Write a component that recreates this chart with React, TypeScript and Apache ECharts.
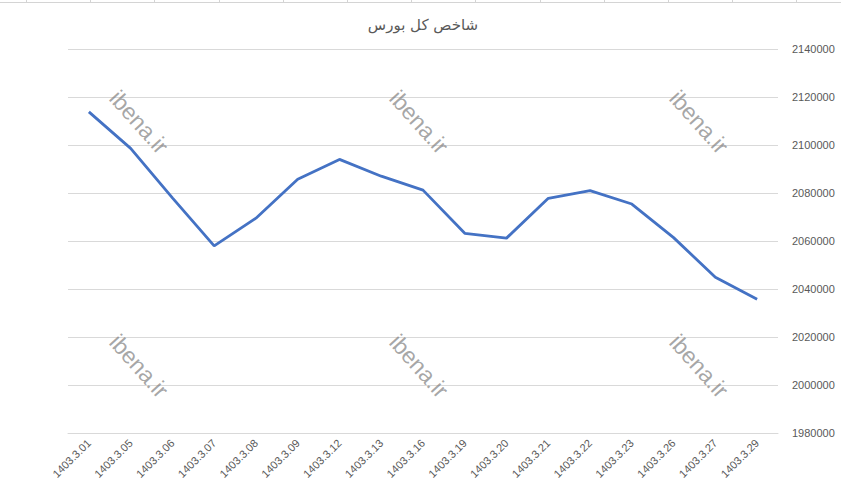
import React, { useEffect, useRef } from "react";
import * as echarts from "echarts";

const title = "شاخص کل بورس";
const categories = [
  "1403.3.01", "1403.3.05", "1403.3.06", "1403.3.07", "1403.3.08", "1403.3.09",
  "1403.3.12", "1403.3.13", "1403.3.16", "1403.3.19", "1403.3.20", "1403.3.21",
  "1403.3.22", "1403.3.23", "1403.3.26", "1403.3.27", "1403.3.29",
];
const indexValues = [
  2113800, 2098600, 2078000, 2058000, 2069500, 2085700, 2094000, 2087000, 2081200,
  2063200, 2061200, 2077800, 2081000, 2075400, 2061400, 2044900, 2035700,
];
const yMin = 1980000;
const yMax = 2140000;
const yStep = 20000;
const watermark = "ibena.ir";

export default function App() {
  const ref = useRef<HTMLDivElement>(null);
  useEffect(() => {
    document.body.style.margin = "0";
    const chart = echarts.init(ref.current!, null, { renderer: "svg" });
    const wmPos = [
      [139, 122], [419, 122], [699, 122],
      [139, 366], [419, 366], [699, 366],
    ];
    const cellXs: number[] = [];
    for (let x = 26; x < 841; x += 64.2) cellXs.push(Math.round(x));
    const graphics: any[] = [
      {
        type: "line",
        shape: { x1: 0, y1: 2.5, x2: 841, y2: 2.5 },
        style: { stroke: "#d4d4d4", lineWidth: 1 },
        silent: true,
      },
      ...cellXs.map((x) => ({
        type: "line",
        shape: { x1: x + 0.5, y1: 0, x2: x + 0.5, y2: 2.5 },
        style: { stroke: "#d4d4d4", lineWidth: 1 },
        silent: true,
      })),
      ...wmPos.map(([x, y]) => ({
        type: "text",
        x,
        y,
        rotation: -0.84,
        z: 100,
        silent: true,
        style: {
          text: watermark,
          fill: "rgba(128,128,128,0.7)",
          font: '23px "Liberation Sans"',
          align: "center",
          verticalAlign: "middle",
        },
      })),
    ];
    chart.setOption({
      animation: false,
      backgroundColor: "#ffffff",
      title: {
        text: title,
        left: 418,
        top: 12,
        textAlign: "center",
        textStyle: {
          fontFamily: '"DejaVu Sans"',
          fontSize: 15,
          fontWeight: "normal",
          color: "#595959",
        },
      },
      grid: { left: 68, right: 63, top: 49, bottom: 60, containLabel: false },
      xAxis: {
        type: "category",
        data: categories,
        boundaryGap: true,
        axisLine: { lineStyle: { color: "#d9d9d9" } },
        axisTick: { show: false },
        axisLabel: {
          rotate: 45,
          interval: 0,
          margin: 8,
          color: "#595959",
          fontSize: 11,
          fontFamily: '"Liberation Sans"',
        },
      },
      yAxis: {
        type: "value",
        position: "right",
        min: yMin,
        max: yMax,
        interval: yStep,
        axisLine: { show: false },
        axisTick: { show: false },
        splitLine: { lineStyle: { color: "#d9d9d9" } },
        axisLabel: {
          margin: 14,
          color: "#595959",
          fontSize: 11,
          fontFamily: '"Liberation Sans"',
          formatter: (v: number) => String(v),
        },
      },
      series: [
        {
          type: "line",
          data: indexValues,
          symbol: "none",
          lineStyle: { color: "#4472C4", width: 2.8 },
          itemStyle: { color: "#4472C4" },
        },
      ],
      graphic: graphics,
    });
    return () => chart.dispose();
  }, []);
  return (
    <div
      ref={ref}
      style={{ position: "fixed", left: 0, top: 0, width: 841, height: 493 }}
    />
  );
}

·····

*Problem requirements*:
Leave out the pictures. Transcribe only the lines above, from the first through the one that contains "import * as".

*Written response*:
Write a component that recreates this chart with React, TypeScript and Apache ECharts.
import React, { useEffect, useRef } from "react";
import * as echarts from "echarts";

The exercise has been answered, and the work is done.